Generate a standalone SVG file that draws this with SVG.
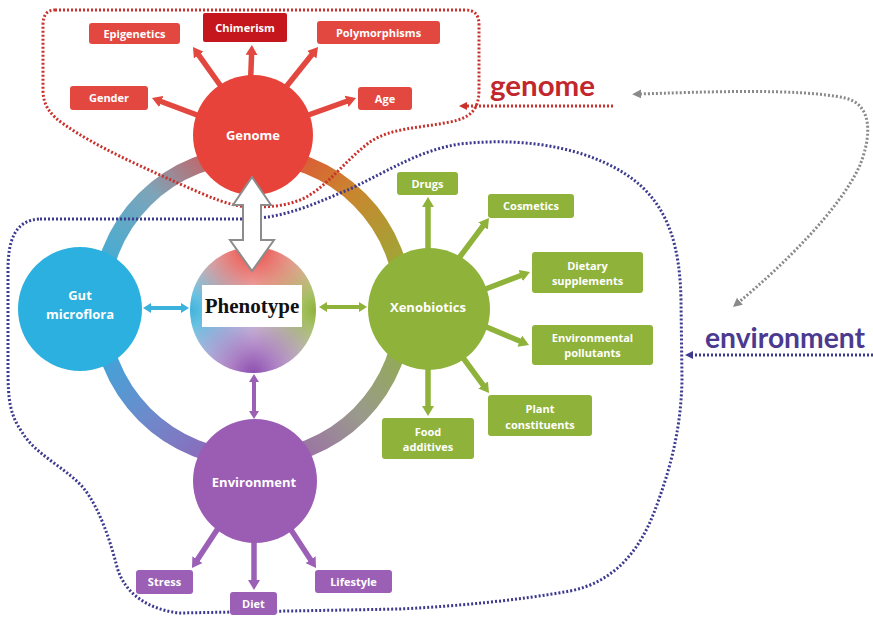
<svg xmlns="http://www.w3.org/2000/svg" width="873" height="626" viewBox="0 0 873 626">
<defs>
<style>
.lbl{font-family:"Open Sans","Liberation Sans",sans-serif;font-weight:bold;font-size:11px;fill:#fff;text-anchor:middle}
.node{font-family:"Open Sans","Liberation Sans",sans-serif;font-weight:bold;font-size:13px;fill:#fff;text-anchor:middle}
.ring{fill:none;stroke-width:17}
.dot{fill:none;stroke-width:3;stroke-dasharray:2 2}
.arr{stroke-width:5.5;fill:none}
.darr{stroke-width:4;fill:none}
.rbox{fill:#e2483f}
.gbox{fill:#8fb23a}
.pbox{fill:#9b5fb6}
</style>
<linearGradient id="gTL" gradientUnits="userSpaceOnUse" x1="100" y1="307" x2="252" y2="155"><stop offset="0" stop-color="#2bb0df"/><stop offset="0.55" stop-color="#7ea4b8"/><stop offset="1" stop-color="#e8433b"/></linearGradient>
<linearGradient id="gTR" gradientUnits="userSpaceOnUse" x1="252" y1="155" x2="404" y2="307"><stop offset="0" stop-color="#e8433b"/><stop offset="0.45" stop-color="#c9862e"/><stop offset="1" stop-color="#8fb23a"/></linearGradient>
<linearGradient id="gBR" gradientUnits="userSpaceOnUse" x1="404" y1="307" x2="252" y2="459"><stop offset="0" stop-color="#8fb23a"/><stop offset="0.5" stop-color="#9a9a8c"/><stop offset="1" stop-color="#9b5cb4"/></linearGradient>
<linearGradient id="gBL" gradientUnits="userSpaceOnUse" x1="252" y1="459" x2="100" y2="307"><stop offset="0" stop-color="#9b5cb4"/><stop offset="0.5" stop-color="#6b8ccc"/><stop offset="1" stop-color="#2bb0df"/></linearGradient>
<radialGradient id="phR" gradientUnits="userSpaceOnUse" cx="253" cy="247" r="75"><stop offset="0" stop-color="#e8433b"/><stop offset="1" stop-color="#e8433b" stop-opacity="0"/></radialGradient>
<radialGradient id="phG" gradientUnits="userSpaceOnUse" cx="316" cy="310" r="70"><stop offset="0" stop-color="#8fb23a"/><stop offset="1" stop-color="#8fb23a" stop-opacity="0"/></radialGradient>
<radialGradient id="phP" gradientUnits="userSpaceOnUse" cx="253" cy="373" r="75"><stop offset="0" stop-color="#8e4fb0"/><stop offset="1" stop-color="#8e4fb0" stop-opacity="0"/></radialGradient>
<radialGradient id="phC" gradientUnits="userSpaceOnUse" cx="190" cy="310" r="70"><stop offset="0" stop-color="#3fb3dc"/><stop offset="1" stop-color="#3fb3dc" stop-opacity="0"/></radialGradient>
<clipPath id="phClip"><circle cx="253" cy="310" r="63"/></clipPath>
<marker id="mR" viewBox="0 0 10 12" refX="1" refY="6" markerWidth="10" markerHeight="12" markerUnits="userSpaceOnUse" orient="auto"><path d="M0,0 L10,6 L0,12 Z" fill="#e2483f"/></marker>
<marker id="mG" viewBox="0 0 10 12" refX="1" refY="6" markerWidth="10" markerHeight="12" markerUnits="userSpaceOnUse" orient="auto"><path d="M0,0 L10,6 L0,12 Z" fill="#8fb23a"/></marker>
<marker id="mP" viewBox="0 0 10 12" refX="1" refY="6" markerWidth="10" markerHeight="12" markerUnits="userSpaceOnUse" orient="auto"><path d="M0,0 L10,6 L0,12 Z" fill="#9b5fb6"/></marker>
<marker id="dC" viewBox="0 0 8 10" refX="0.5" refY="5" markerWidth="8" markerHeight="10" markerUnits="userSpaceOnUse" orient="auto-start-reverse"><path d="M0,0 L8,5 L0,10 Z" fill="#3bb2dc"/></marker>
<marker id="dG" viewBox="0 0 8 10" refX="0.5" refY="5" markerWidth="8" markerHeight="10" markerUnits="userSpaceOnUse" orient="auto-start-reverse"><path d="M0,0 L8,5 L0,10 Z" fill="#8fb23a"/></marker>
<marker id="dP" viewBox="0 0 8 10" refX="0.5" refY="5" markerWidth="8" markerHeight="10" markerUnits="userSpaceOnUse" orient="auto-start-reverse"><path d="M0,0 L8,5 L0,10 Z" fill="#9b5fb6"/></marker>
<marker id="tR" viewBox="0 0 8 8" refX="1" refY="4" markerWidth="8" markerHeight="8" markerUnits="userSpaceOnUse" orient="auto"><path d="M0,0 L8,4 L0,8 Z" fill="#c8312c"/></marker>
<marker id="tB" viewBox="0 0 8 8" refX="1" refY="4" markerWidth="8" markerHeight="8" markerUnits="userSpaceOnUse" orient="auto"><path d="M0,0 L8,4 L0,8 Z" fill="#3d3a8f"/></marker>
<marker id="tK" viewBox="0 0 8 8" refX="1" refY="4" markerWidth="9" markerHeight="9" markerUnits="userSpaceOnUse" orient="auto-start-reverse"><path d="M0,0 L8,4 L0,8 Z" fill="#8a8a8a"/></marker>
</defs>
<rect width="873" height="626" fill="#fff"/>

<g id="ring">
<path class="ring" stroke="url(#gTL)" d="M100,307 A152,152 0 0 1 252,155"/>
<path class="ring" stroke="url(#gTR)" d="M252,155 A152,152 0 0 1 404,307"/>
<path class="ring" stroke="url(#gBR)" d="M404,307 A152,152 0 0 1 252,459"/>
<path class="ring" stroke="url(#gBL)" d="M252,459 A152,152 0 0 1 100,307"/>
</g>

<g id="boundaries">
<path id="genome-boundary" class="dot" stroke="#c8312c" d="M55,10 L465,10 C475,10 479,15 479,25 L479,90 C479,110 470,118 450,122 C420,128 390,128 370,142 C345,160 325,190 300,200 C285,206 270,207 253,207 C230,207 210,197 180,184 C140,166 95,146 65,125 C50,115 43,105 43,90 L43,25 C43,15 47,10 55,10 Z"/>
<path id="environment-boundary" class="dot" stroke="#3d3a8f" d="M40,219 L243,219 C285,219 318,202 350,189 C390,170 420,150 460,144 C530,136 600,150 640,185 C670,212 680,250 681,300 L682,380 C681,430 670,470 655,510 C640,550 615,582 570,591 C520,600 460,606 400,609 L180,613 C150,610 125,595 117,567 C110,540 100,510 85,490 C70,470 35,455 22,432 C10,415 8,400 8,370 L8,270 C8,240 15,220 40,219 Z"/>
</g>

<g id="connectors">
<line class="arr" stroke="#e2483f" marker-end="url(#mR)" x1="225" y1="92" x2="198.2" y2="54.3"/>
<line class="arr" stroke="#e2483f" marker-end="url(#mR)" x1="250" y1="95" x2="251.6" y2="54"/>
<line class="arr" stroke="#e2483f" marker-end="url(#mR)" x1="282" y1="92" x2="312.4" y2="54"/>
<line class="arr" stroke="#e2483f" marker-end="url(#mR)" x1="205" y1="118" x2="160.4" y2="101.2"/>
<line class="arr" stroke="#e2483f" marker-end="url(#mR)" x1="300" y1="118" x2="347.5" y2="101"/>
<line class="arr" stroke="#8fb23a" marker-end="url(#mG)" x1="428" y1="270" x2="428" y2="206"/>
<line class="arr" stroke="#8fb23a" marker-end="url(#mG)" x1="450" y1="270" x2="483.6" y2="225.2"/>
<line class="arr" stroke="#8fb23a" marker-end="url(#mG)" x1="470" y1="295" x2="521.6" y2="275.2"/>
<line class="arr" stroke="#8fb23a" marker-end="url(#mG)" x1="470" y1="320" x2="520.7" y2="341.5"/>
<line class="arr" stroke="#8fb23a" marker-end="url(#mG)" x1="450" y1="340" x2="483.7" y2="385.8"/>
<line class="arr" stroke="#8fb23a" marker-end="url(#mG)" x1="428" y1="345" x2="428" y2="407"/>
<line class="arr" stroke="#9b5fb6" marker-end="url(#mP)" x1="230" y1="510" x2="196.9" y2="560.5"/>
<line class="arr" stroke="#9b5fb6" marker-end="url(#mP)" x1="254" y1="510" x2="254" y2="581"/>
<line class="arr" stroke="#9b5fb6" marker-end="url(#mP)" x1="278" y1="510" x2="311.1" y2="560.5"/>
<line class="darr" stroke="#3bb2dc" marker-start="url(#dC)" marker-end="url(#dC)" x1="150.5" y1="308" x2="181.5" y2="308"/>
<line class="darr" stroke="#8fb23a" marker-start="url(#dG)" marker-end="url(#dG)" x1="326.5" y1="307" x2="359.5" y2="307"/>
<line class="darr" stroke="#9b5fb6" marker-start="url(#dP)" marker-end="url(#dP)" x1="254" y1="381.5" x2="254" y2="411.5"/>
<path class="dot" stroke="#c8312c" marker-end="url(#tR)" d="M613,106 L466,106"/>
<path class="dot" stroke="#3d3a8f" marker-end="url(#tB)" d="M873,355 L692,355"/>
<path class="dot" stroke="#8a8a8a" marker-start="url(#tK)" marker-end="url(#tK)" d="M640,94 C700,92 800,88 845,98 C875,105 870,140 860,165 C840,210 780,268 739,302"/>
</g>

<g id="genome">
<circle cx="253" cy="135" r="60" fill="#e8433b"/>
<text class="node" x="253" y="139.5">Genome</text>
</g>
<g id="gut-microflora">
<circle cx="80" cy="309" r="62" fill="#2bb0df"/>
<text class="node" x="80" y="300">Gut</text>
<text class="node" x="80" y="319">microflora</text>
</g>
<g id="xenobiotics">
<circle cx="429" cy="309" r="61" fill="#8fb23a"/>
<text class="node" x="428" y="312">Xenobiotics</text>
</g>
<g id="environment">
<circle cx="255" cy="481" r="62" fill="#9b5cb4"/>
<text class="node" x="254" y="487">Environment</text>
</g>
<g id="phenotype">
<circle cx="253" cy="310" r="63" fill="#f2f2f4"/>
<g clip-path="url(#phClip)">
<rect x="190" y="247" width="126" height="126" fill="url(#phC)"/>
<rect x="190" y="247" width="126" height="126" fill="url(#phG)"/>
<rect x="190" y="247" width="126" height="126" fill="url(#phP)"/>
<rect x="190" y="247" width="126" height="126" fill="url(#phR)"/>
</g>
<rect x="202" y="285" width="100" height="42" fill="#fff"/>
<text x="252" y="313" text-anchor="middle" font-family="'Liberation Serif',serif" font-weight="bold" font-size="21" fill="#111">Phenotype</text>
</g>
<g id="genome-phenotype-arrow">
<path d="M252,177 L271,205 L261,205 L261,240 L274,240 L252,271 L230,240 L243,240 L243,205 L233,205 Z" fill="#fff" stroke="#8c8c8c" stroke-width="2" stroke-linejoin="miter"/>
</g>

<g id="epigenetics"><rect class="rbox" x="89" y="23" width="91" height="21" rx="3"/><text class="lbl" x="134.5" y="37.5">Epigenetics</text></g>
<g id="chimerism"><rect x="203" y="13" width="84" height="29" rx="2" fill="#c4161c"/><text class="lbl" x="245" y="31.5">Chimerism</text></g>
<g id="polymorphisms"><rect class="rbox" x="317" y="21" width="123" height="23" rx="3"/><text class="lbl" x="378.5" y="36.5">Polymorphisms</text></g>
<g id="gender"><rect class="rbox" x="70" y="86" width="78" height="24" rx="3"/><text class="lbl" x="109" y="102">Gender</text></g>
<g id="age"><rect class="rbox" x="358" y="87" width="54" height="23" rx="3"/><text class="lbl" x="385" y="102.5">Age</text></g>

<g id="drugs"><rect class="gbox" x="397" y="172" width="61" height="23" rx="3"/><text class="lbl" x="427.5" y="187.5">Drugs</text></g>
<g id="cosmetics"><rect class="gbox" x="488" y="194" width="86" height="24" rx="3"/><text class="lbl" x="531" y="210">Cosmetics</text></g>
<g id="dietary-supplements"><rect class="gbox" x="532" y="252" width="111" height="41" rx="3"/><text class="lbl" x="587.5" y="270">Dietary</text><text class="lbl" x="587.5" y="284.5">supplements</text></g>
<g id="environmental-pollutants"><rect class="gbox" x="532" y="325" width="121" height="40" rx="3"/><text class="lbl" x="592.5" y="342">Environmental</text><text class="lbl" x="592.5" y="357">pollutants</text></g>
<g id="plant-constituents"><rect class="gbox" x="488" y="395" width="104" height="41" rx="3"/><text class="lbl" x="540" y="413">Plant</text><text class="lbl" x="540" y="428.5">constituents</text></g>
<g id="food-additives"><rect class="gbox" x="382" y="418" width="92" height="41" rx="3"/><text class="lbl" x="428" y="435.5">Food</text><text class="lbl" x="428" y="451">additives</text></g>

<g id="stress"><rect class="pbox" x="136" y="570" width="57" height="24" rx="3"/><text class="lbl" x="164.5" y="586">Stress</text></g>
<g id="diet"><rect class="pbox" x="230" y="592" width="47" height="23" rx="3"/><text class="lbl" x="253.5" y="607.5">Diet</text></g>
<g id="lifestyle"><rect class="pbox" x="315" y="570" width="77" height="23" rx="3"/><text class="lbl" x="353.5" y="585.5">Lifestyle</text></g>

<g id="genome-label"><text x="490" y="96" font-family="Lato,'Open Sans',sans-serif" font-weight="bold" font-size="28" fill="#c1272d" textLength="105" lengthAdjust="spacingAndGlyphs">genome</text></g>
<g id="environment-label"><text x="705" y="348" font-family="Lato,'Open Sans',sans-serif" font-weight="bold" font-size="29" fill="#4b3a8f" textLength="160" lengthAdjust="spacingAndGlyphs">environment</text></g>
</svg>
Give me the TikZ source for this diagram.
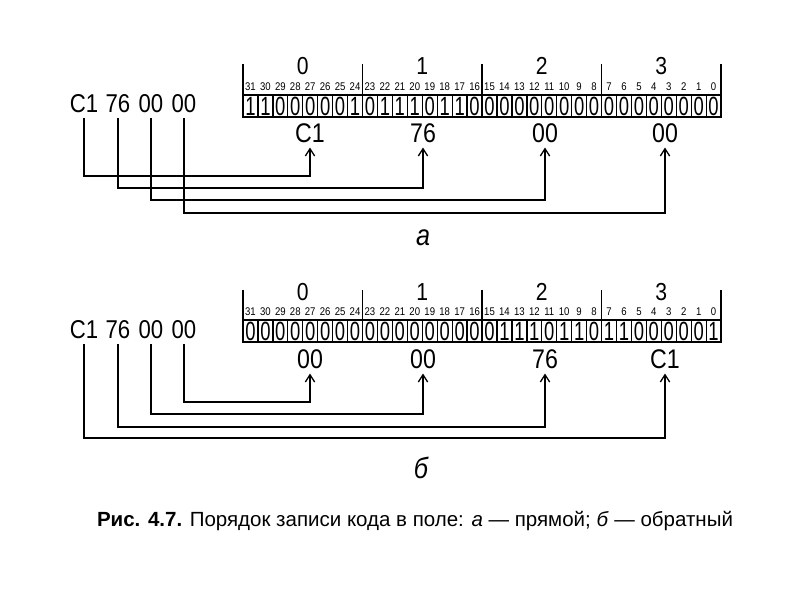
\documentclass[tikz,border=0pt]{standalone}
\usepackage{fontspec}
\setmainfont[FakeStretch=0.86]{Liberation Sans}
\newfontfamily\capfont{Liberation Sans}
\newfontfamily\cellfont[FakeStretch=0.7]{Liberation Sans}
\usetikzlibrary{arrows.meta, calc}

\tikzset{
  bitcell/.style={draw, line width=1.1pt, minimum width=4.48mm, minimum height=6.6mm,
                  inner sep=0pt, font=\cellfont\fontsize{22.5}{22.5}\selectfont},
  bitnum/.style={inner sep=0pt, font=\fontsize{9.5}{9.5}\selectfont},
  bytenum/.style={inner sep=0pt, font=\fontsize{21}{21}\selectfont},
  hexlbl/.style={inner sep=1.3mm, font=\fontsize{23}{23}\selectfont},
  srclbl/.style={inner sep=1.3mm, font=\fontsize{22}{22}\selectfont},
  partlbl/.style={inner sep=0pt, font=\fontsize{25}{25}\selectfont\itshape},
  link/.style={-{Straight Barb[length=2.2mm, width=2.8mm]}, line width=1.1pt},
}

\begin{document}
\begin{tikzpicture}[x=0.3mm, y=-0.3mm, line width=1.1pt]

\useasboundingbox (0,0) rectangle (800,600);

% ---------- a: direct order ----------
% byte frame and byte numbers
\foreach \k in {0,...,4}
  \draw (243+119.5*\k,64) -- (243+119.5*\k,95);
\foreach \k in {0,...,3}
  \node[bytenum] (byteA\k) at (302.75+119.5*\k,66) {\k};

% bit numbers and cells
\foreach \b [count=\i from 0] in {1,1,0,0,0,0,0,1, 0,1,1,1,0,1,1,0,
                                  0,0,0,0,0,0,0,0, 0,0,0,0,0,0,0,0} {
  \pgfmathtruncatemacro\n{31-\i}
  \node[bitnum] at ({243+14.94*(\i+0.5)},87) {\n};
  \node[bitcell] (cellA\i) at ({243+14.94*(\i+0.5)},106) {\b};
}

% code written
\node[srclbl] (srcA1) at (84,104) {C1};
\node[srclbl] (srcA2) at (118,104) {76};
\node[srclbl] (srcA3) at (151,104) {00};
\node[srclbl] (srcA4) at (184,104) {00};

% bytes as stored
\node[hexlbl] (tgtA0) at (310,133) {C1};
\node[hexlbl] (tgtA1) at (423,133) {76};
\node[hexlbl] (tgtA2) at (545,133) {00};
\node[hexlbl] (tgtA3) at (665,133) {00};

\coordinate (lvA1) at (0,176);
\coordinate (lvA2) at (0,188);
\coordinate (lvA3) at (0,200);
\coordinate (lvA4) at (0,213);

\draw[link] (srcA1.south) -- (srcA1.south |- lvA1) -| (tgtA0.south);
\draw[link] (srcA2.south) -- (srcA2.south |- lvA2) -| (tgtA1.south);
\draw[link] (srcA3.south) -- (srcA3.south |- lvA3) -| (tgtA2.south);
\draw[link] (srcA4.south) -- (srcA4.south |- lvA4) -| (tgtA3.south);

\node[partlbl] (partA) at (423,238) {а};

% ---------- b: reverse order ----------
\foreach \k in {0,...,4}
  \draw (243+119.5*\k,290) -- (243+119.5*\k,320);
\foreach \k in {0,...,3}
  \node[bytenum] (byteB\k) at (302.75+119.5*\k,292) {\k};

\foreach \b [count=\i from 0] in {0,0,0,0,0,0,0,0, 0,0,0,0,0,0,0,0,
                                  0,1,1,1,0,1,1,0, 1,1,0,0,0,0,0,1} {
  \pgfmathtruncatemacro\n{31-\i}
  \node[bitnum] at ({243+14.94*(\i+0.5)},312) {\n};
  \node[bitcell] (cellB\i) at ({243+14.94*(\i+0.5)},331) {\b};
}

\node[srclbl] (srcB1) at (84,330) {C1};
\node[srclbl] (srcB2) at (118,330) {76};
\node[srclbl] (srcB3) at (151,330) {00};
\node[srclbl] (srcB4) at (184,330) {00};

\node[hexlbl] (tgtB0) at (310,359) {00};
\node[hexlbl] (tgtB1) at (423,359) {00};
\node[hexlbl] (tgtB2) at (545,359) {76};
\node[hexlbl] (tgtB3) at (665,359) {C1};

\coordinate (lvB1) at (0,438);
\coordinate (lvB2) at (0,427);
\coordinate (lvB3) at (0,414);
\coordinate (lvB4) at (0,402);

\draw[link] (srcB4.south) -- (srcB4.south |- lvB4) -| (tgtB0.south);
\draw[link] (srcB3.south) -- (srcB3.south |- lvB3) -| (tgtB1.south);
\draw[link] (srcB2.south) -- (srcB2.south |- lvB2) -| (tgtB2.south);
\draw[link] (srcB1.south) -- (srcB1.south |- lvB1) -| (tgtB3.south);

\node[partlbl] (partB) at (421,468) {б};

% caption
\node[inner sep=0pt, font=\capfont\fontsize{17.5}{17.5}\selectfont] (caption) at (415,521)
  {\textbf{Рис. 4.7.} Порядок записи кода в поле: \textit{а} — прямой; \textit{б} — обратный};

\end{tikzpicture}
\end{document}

------

:: Written task ::
Copy exactly, and copy only, the lines from the one with "Give me the TikZ source for this diagram." to the one with "(0,0) rectangle (800,600);", ends included. Pictures are not part of the copy.

:: Finished exercise ::
Give me the TikZ source for this diagram.
\documentclass[tikz,border=0pt]{standalone}
\usepackage{fontspec}
\setmainfont[FakeStretch=0.86]{Liberation Sans}
\newfontfamily\capfont{Liberation Sans}
\newfontfamily\cellfont[FakeStretch=0.7]{Liberation Sans}
\usetikzlibrary{arrows.meta, calc}

\tikzset{
  bitcell/.style={draw, line width=1.1pt, minimum width=4.48mm, minimum height=6.6mm,
                  inner sep=0pt, font=\cellfont\fontsize{22.5}{22.5}\selectfont},
  bitnum/.style={inner sep=0pt, font=\fontsize{9.5}{9.5}\selectfont},
  bytenum/.style={inner sep=0pt, font=\fontsize{21}{21}\selectfont},
  hexlbl/.style={inner sep=1.3mm, font=\fontsize{23}{23}\selectfont},
  srclbl/.style={inner sep=1.3mm, font=\fontsize{22}{22}\selectfont},
  partlbl/.style={inner sep=0pt, font=\fontsize{25}{25}\selectfont\itshape},
  link/.style={-{Straight Barb[length=2.2mm, width=2.8mm]}, line width=1.1pt},
}

\begin{document}
\begin{tikzpicture}[x=0.3mm, y=-0.3mm, line width=1.1pt]

\useasboundingbox (0,0) rectangle (800,600);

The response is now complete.